General information
- Type: Hang glider
- National origin: Italy
- Manufacturer: Grif Italia
- Status: In production

History
- First flight: 1997

= Grif Eos =

Italian hang glider

The Grif Eos is an Italian high-wing, single-place, hang glider, designed and produced by Grif Italia, of Castel Sant'Elia.

The aircraft is named for Eos the Greek goddess of the dawn.

==Design and development==
The Eos is Grif's glider designed for competition and advanced cross country flying and has been progressively improved since its introduction in 1997. The Eos is built in three sizes designated by its approximate wing area in square meters.

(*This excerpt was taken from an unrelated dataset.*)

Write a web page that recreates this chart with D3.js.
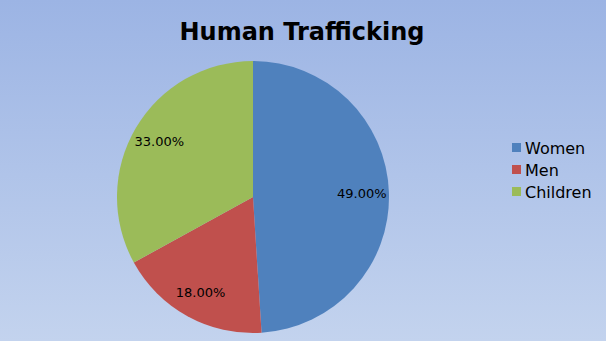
<!DOCTYPE html>
<html>
<head>
<meta charset="utf-8">
<script src="https://cdn.jsdelivr.net/npm/d3@7"></script>
<style>
  body { margin: 0; }
  svg { display: block; font-family: "DejaVu Sans", sans-serif; }
</style>
</head>
<body>
<svg id="chart" width="606" height="341"></svg>
<script>
const categories = ["Women", "Men", "Children"];
const shares = [49, 18, 33];
const colors = ["#4f81bd", "#c0504d", "#9bbb59"];

const width = 606, height = 341;
const cx = 253, cy = 197, radius = 136;

const svg = d3.select("#chart");

const defs = svg.append("defs");
const grad = defs.append("linearGradient")
  .attr("id", "bg")
  .attr("x1", 0).attr("y1", 0).attr("x2", 0).attr("y2", 1);
grad.append("stop").attr("offset", "0%").attr("stop-color", "#9cb4e4");
grad.append("stop").attr("offset", "100%").attr("stop-color", "#c3d3ee");

svg.append("rect")
  .attr("width", width)
  .attr("height", height)
  .attr("fill", "url(#bg)");

svg.append("text")
  .attr("x", 302)
  .attr("y", 40)
  .attr("text-anchor", "middle")
  .style("font-size", "24px")
  .style("font-weight", "bold")
  .text("Human Trafficking");

const data = categories.map((c, i) => ({ name: c, value: shares[i], color: colors[i] }));

const pie = d3.pie().value(d => d.value).sort(null);
const arc = d3.arc().innerRadius(0).outerRadius(radius);
const labelArc = d3.arc().innerRadius(radius * 0.8).outerRadius(radius * 0.8);

const g = svg.append("g").attr("transform", `translate(${cx},${cy})`);

const arcs = pie(data);

g.selectAll(".slice").data(arcs)
  .enter()
  .append("path")
  .classed("slice", true)
  .attr("d", arc)
  .attr("fill", d => d.data.color);

g.selectAll(".label").data(arcs)
  .enter()
  .append("text")
  .classed("label", true)
  .attr("transform", d => `translate(${labelArc.centroid(d)})`)
  .attr("text-anchor", "middle")
  .attr("dy", "0.35em")
  .style("font-size", "13px")
  .text(d => d3.format(".2f")(d.data.value) + "%");

const legend = svg.append("g").attr("transform", "translate(512,148)");

const items = legend.selectAll(".item").data(data)
  .enter()
  .append("g")
  .classed("item", true)
  .attr("transform", (d, i) => `translate(0,${i * 22})`);

items.append("rect")
  .attr("x", 0)
  .attr("y", -5)
  .attr("width", 9)
  .attr("height", 9)
  .attr("fill", d => d.color);

items.append("text")
  .attr("x", 13)
  .attr("y", 5.5)
  .style("font-size", "16px")
  .text(d => d.name);
</script>
</body>
</html>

The aircraft is made from aluminum tubing, with the wing covered in Dacron sailcloth. Its wing is cable braced from a single kingpost and has a nose angle of 132°.

==Variants==
- Eos 13
Small sized glider with a wing span of 9.7 m and an area of 13.2 m2. The pilot hook-in weight range is 45 to 70 kg. Can be disassembled down to a size as small as 3.8 m in length.
- Eos 14
Medium sized glider with a wing span of 10.1 m and an area of 14 m2. The pilot hook-in weight range is 65 to 80 kg. Can be disassembled down to a size as small as 3.99 m in length.
- Eos 15
Large sized glider with a wing span of 10.5 m and an area of 14.7 m2. The pilot hook-in weight range is 80 to 110 kg. Can be disassembled down to a size as small as 4.08 m in length.